From Isaac Anumihe, Abuja
Against the backdrop of gender violence resulting in deaths of women and girl children in Nigeria, the Nigeria Security and Civil Defence Corps (NSCDC) has disclosed that over 35 per cent of women and girls experience physical and sexual violence globally.
Speaking at the maiden NSCDC Gender Summit, in Abuja, the Head of the Gender Unit of the corps, Alao Ajet Kemi, stated the need to put an end to violence against women and girls as well as other vulnerable groups in Nigeria.
Citing a United Nations study, Kemi revealed that about 89 countries had some legislation on domestic violence and a growing number of countries including Nigeria had instituted National Action Plan on women and girls violence.
“It is appropriate to do a self-appraisal, recognise the steps that have been taken and draw the lessons that would make us forge ahead for best practices on gender issues.
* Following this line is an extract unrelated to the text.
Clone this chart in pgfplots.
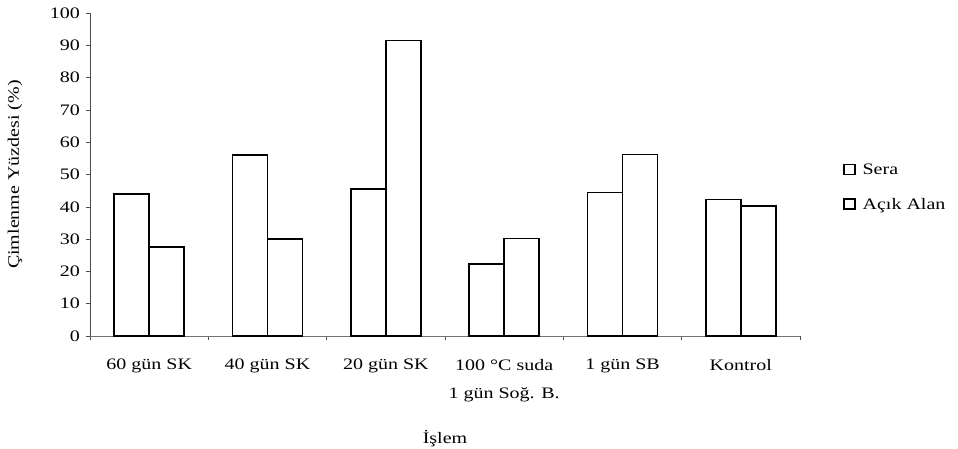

Gender-Based Violence (GBV) is a global epidemic. It crosses every social and economic class, sex, race, ethnicity and religion. Most affected are women, girl-child and other vulnerable groups. Violence includes rape, forced marriages, forced abortion, sexual harassment, intimidation within and outside the workplace, child pornography and human trafficking” she said.
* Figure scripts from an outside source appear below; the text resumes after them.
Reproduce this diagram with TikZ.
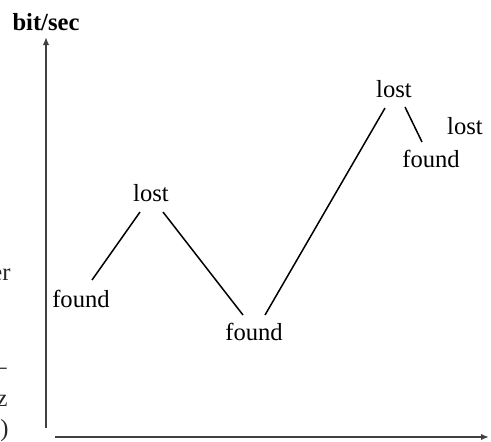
\documentclass[tikz,border=0pt]{standalone}
\usepackage{fontspec}
\setmainfont{Liberation Serif}
\usetikzlibrary{arrows.meta}
\begin{document}
\begin{tikzpicture}[x=0.5pt,y=-0.5pt,
  lbl/.style={inner sep=0pt, font=\fontsize{12.3}{14}\selectfont},
  frag/.style={inner sep=0pt, font=\fontsize{12.3}{14}\selectfont, text=black!85},
  axis/.style={line width=1pt, draw=black!75, -{Latex[length=4pt,width=3.2pt]}},
  seg/.style={line width=0.75pt}]
\useasboundingbox (0,0) rectangle (491,441);
% axes
\coordinate (yb) at (46,428);
\coordinate (yt) at (46,37);
\coordinate (xl) at (55,437);
\coordinate (xr) at (489,437);
\draw[axis] (yb) -- (yt);
\draw[axis] (xl) -- (xr);
\node[lbl, font=\fontsize{12.3}{14}\selectfont\bfseries] (ylab) at (46,22) {bit/sec};
% labels
\node[lbl] (f1) at (81,299) {found};
\node[lbl] (l1) at (151,193) {lost};
\node[lbl] (f2) at (254,332) {found};
\node[lbl] (l2) at (394,89) {lost};
\node[lbl] (f3) at (431,159) {found};
\node[lbl] (l3) at (465,126) {lost};
% segment end points
\coordinate (a1) at (92,280);
\coordinate (a2) at (140,212);
\coordinate (b1) at (163,212);
\coordinate (b2) at (243,315);
\coordinate (c1) at (265,315);
\coordinate (c2) at (385,108);
\coordinate (d1) at (405,107);
\coordinate (d2) at (422,142);
\draw[seg] (a1) -- (a2);
\draw[seg] (b1) -- (b2);
\draw[seg] (c1) -- (c2);
\draw[seg] (d1) -- (d2);
% cut-off fragments of neighbouring text at the left edge
\node[frag, anchor=east] (g1) at (11,275) {er};
\node[frag, anchor=east] (g2) at (7,371) {–};
\node[frag, anchor=east] (g3) at (8,401) {z};
\node[frag, anchor=east] (g4) at (9,431) {)};
\end{tikzpicture}
\end{document}
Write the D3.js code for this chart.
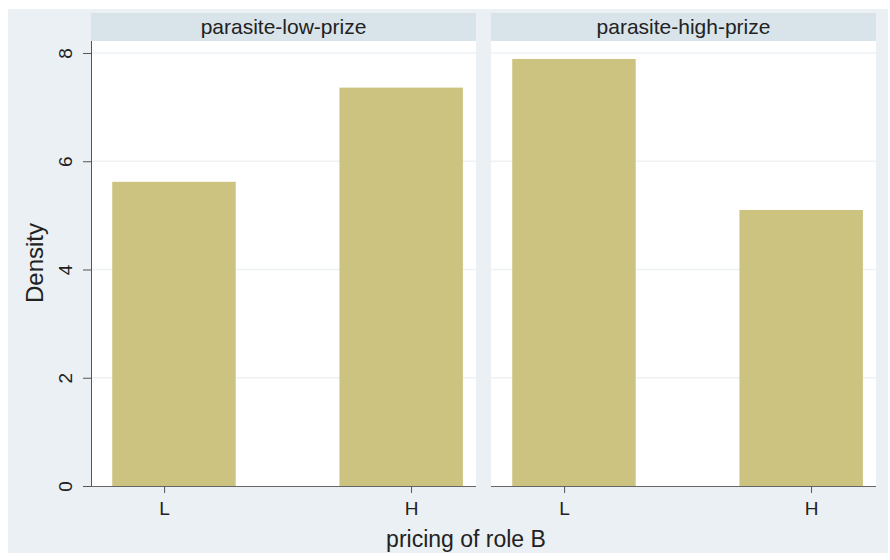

In his remarks, the Commandant General of NSCDC, Dr Abubakar Audi noted that during crises or conflicts, the groups that suffer most are women and children. So, the government should strategies to nip the menace of conflicts in the bud.
“We must try within our scope to make sure that women and children are safe in conflict situations,” he said, adding that Nigerians should return to basics to curb insecurity.
Also, he urged the government to close the gap between the haves and the have-nots.